[MATERIAL SHOWN start]
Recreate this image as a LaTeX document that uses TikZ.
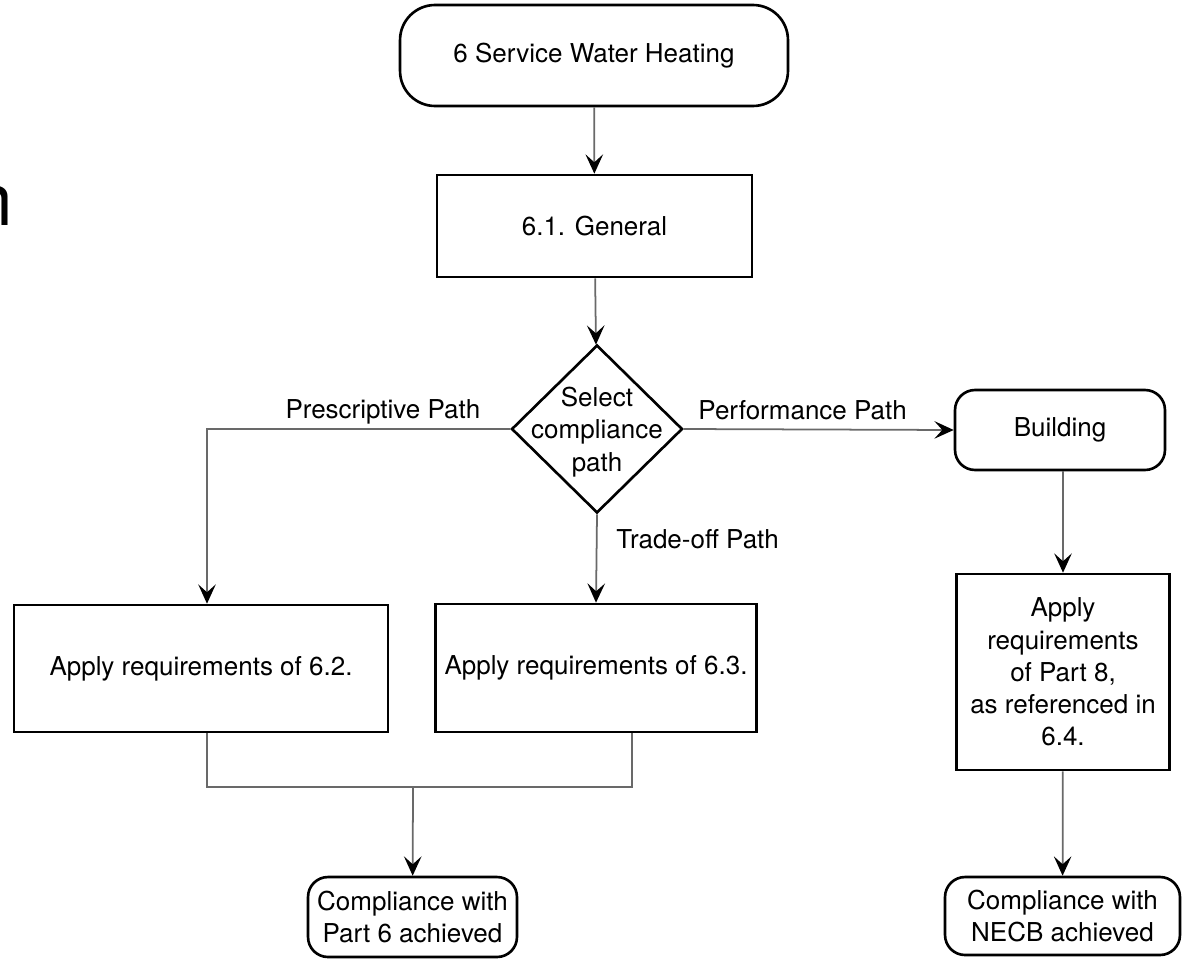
\documentclass[tikz,border=0pt]{standalone}
\usepackage{fontspec}
\setmainfont{TeX Gyre Heros}
\usetikzlibrary{arrows.meta,positioning,shapes.geometric,calc}
\definecolor{linkgray}{RGB}{105,105,105}

\begin{document}
\begin{tikzpicture}[x=0.02cm,y=-0.02cm,>={Stealth[length=11pt,width=10pt,inset=4.5pt,color=black]},
 b/.style={draw,line width=1.5pt,align=center,font=\fontsize{14.8pt}{18.3pt}\selectfont,inner sep=0pt},
 r/.style={b,rounded corners=0.4cm},
 a/.style={->,line width=1pt,draw=linkgray},l/.style={line width=1pt,draw=linkgray},
 t/.style={font=\fontsize{14.8pt}{18.3pt}\selectfont,inner sep=0pt}]
\useasboundingbox (0,0) rectangle (1182,960);
\node[anchor=base west,inner sep=0pt,font=\fontsize{41.5pt}{41.5pt}\selectfont] (frag) at (-27.7,225) {n};
\node[r,rounded corners=0.7cm,minimum width=7.76cm,minimum height=2.02cm] (swh) at (594,55.5) {6 Service Water Heating};
\node[b,minimum width=6.3cm,minimum height=2.04cm] (gen) at (594.5,226) {6.1. General};
\node[b,diamond,minimum width=3.42cm,minimum height=3.36cm,
 label={[t,align=center,yshift=-1.7pt]center:Select\\compliance\\path}] (sel) at (597,429) {};
\node[b,minimum width=7.48cm,minimum height=2.54cm] (p62) at (201,668.5) {Apply requirements of 6.2.};
\node[b,minimum width=6.42cm,minimum height=2.56cm] (p63) at (596,668) {Apply requirements of 6.3.};
\node[r,minimum width=4.2cm,minimum height=1.6cm] (bld) at (1060,430) {Building};
\node[b,minimum width=4.26cm,minimum height=3.92cm] (p8) at (1063,672) {Apply\\requirements\\of Part 8,\\as referenced in\\6.4.};
\node[r,minimum width=4.18cm,minimum height=1.6cm] (c6) at (412.5,917) {Compliance with\\Part 6 achieved};
\node[r,minimum width=4.7cm,minimum height=1.56cm] (necb) at (1062.5,916) {Compliance with\\NECB achieved};
\coordinate (join) at (413,787);
\draw[a] (swh)--(gen);\draw[a] (gen)--(sel);
\draw[a] (sel.west) -| node[t,pos=0.21,anchor=base,yshift=5.7pt] {Prescriptive Path} ([xshift=0.12cm]p62.north);
\draw[a] (sel.east) -- node[t,pos=0.44,anchor=base,yshift=5.7pt] {Performance Path} (bld.west);
\draw[a] (sel.south) -- node[t,pos=0.385,anchor=base west,xshift=10.8pt] {Trade-off Path} (p63.north);
\draw[l] ([xshift=0.12cm]p62.south) |- (join) -| ([xshift=0.72cm]p63.south);
\draw[a] (join)--(c6);
\draw[a] (bld.south -| p8)--(p8);\draw[a] (p8)--(necb);
\end{tikzpicture}
\end{document}
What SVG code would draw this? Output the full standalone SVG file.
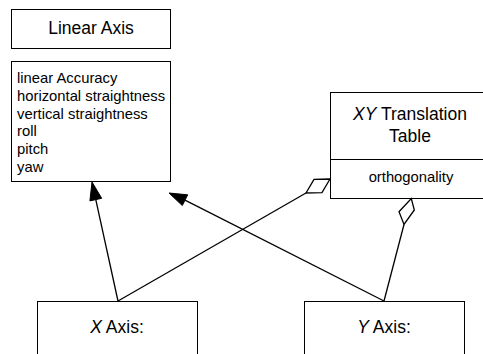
<svg xmlns="http://www.w3.org/2000/svg" width="483" height="354" viewBox="0 0 483 354">
<style>
.box{fill:#fff;stroke:#000;stroke-width:1}
.t{font-family:"Liberation Sans",Arial,sans-serif;fill:#000}
.lg{font-size:17.5px}
.sm{font-size:14.8px}
.c{text-anchor:middle}
.ln{stroke:#000;stroke-width:1.3;fill:none}
.ah{fill:#000;stroke:#000;stroke-width:1}
.dm{fill:#fff;stroke:#000;stroke-width:1.3;stroke-linejoin:miter}
</style>
<rect width="483" height="354" fill="#fff"/>
<g id="linear-axis">
<rect class="box" x="11.5" y="9.5" width="159" height="39"/>
<text class="t lg c" x="91" y="34">Linear Axis</text>
</g>
<g id="linear-axis-attributes">
<rect class="box" x="11.5" y="61.5" width="159" height="120"/>
<text class="t sm" x="17" y="83">linear Accuracy</text>
<text class="t sm" x="17" y="100.8">horizontal straightness</text>
<text class="t sm" x="17" y="118.6">vertical straightness</text>
<text class="t sm" x="17" y="136.4">roll</text>
<text class="t sm" x="17" y="154.2">pitch</text>
<text class="t sm" x="17" y="172">yaw</text>
</g>
<g id="xy-table">
<rect class="box" x="330.5" y="92.5" width="160" height="106"/>
<line class="ln" x1="330.5" y1="159.5" x2="490" y2="159.5" style="stroke-width:1"/>
<text class="t lg c" x="410" y="119.5"><tspan font-style="italic">XY</tspan> Translation</text>
<text class="t lg c" x="410" y="141.5">Table</text>
<text class="t sm c" x="411" y="182">orthogonality</text>
</g>
<g id="x-axis">
<rect class="box" x="37.5" y="301.5" width="160" height="60"/>
<text class="t lg c" x="117" y="333"><tspan font-style="italic">X</tspan> Axis:</text>
</g>
<g id="y-axis">
<rect class="box" x="304.5" y="301.5" width="160" height="60"/>
<text class="t lg c" x="384" y="333"><tspan font-style="italic">Y</tspan> Axis:</text>
</g>
<g id="connectors">
<line class="ln" x1="118" y1="301" x2="95.8" y2="199.6"/>
<polygon class="ah" points="92,182 101.7,198.3 89.9,200.9"/>
<line class="ln" x1="384" y1="301" x2="185" y2="200.1"/>
<polygon class="ah" points="169,193 187.7,194.8 182.3,205.5"/>
<line class="ln" x1="118" y1="301" x2="306" y2="193"/>
<polygon class="dm" points="330,179 314,179.3 306,193 322,192.7"/>
<line class="ln" x1="384" y1="301" x2="404" y2="224.5"/>
<polygon class="dm" points="411.3,198.5 414.3,210 404,224.5 399,211.7"/>
</g>
</svg>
[MATERIAL SHOWN end]
» DIRECTIVE
Retype everything in the material word for word, minus pictures.

» IN RESPONSE
Recreate this image as a LaTeX document that uses TikZ.
\documentclass[tikz,border=0pt]{standalone}
\usepackage{fontspec}
\setmainfont{TeX Gyre Heros}
\usetikzlibrary{arrows.meta,positioning,shapes.geometric,calc}
\definecolor{linkgray}{RGB}{105,105,105}

\begin{document}
\begin{tikzpicture}[x=0.02cm,y=-0.02cm,>={Stealth[length=11pt,width=10pt,inset=4.5pt,color=black]},
 b/.style={draw,line width=1.5pt,align=center,font=\fontsize{14.8pt}{18.3pt}\selectfont,inner sep=0pt},
 r/.style={b,rounded corners=0.4cm},
 a/.style={->,line width=1pt,draw=linkgray},l/.style={line width=1pt,draw=linkgray},
 t/.style={font=\fontsize{14.8pt}{18.3pt}\selectfont,inner sep=0pt}]
\useasboundingbox (0,0) rectangle (1182,960);
\node[anchor=base west,inner sep=0pt,font=\fontsize{41.5pt}{41.5pt}\selectfont] (frag) at (-27.7,225) {n};
\node[r,rounded corners=0.7cm,minimum width=7.76cm,minimum height=2.02cm] (swh) at (594,55.5) {6 Service Water Heating};
\node[b,minimum width=6.3cm,minimum height=2.04cm] (gen) at (594.5,226) {6.1. General};
\node[b,diamond,minimum width=3.42cm,minimum height=3.36cm,
 label={[t,align=center,yshift=-1.7pt]center:Select\\compliance\\path}] (sel) at (597,429) {};
\node[b,minimum width=7.48cm,minimum height=2.54cm] (p62) at (201,668.5) {Apply requirements of 6.2.};
\node[b,minimum width=6.42cm,minimum height=2.56cm] (p63) at (596,668) {Apply requirements of 6.3.};
\node[r,minimum width=4.2cm,minimum height=1.6cm] (bld) at (1060,430) {Building};
\node[b,minimum width=4.26cm,minimum height=3.92cm] (p8) at (1063,672) {Apply\\requirements\\of Part 8,\\as referenced in\\6.4.};
\node[r,minimum width=4.18cm,minimum height=1.6cm] (c6) at (412.5,917) {Compliance with\\Part 6 achieved};
\node[r,minimum width=4.7cm,minimum height=1.56cm] (necb) at (1062.5,916) {Compliance with\\NECB achieved};
\coordinate (join) at (413,787);
\draw[a] (swh)--(gen);\draw[a] (gen)--(sel);
\draw[a] (sel.west) -| node[t,pos=0.21,anchor=base,yshift=5.7pt] {Prescriptive Path} ([xshift=0.12cm]p62.north);
\draw[a] (sel.east) -- node[t,pos=0.44,anchor=base,yshift=5.7pt] {Performance Path} (bld.west);
\draw[a] (sel.south) -- node[t,pos=0.385,anchor=base west,xshift=10.8pt] {Trade-off Path} (p63.north);
\draw[l] ([xshift=0.12cm]p62.south) |- (join) -| ([xshift=0.72cm]p63.south);
\draw[a] (join)--(c6);
\draw[a] (bld.south -| p8)--(p8);\draw[a] (p8)--(necb);
\end{tikzpicture}
\end{document}
What SVG code would draw this? Output the full standalone SVG file.
<svg xmlns="http://www.w3.org/2000/svg" width="483" height="354" viewBox="0 0 483 354">
<style>
.box{fill:#fff;stroke:#000;stroke-width:1}
.t{font-family:"Liberation Sans",Arial,sans-serif;fill:#000}
.lg{font-size:17.5px}
.sm{font-size:14.8px}
.c{text-anchor:middle}
.ln{stroke:#000;stroke-width:1.3;fill:none}
.ah{fill:#000;stroke:#000;stroke-width:1}
.dm{fill:#fff;stroke:#000;stroke-width:1.3;stroke-linejoin:miter}
</style>
<rect width="483" height="354" fill="#fff"/>
<g id="linear-axis">
<rect class="box" x="11.5" y="9.5" width="159" height="39"/>
<text class="t lg c" x="91" y="34">Linear Axis</text>
</g>
<g id="linear-axis-attributes">
<rect class="box" x="11.5" y="61.5" width="159" height="120"/>
<text class="t sm" x="17" y="83">linear Accuracy</text>
<text class="t sm" x="17" y="100.8">horizontal straightness</text>
<text class="t sm" x="17" y="118.6">vertical straightness</text>
<text class="t sm" x="17" y="136.4">roll</text>
<text class="t sm" x="17" y="154.2">pitch</text>
<text class="t sm" x="17" y="172">yaw</text>
</g>
<g id="xy-table">
<rect class="box" x="330.5" y="92.5" width="160" height="106"/>
<line class="ln" x1="330.5" y1="159.5" x2="490" y2="159.5" style="stroke-width:1"/>
<text class="t lg c" x="410" y="119.5"><tspan font-style="italic">XY</tspan> Translation</text>
<text class="t lg c" x="410" y="141.5">Table</text>
<text class="t sm c" x="411" y="182">orthogonality</text>
</g>
<g id="x-axis">
<rect class="box" x="37.5" y="301.5" width="160" height="60"/>
<text class="t lg c" x="117" y="333"><tspan font-style="italic">X</tspan> Axis:</text>
</g>
<g id="y-axis">
<rect class="box" x="304.5" y="301.5" width="160" height="60"/>
<text class="t lg c" x="384" y="333"><tspan font-style="italic">Y</tspan> Axis:</text>
</g>
<g id="connectors">
<line class="ln" x1="118" y1="301" x2="95.8" y2="199.6"/>
<polygon class="ah" points="92,182 101.7,198.3 89.9,200.9"/>
<line class="ln" x1="384" y1="301" x2="185" y2="200.1"/>
<polygon class="ah" points="169,193 187.7,194.8 182.3,205.5"/>
<line class="ln" x1="118" y1="301" x2="306" y2="193"/>
<polygon class="dm" points="330,179 314,179.3 306,193 322,192.7"/>
<line class="ln" x1="384" y1="301" x2="404" y2="224.5"/>
<polygon class="dm" points="411.3,198.5 414.3,210 404,224.5 399,211.7"/>
</g>
</svg>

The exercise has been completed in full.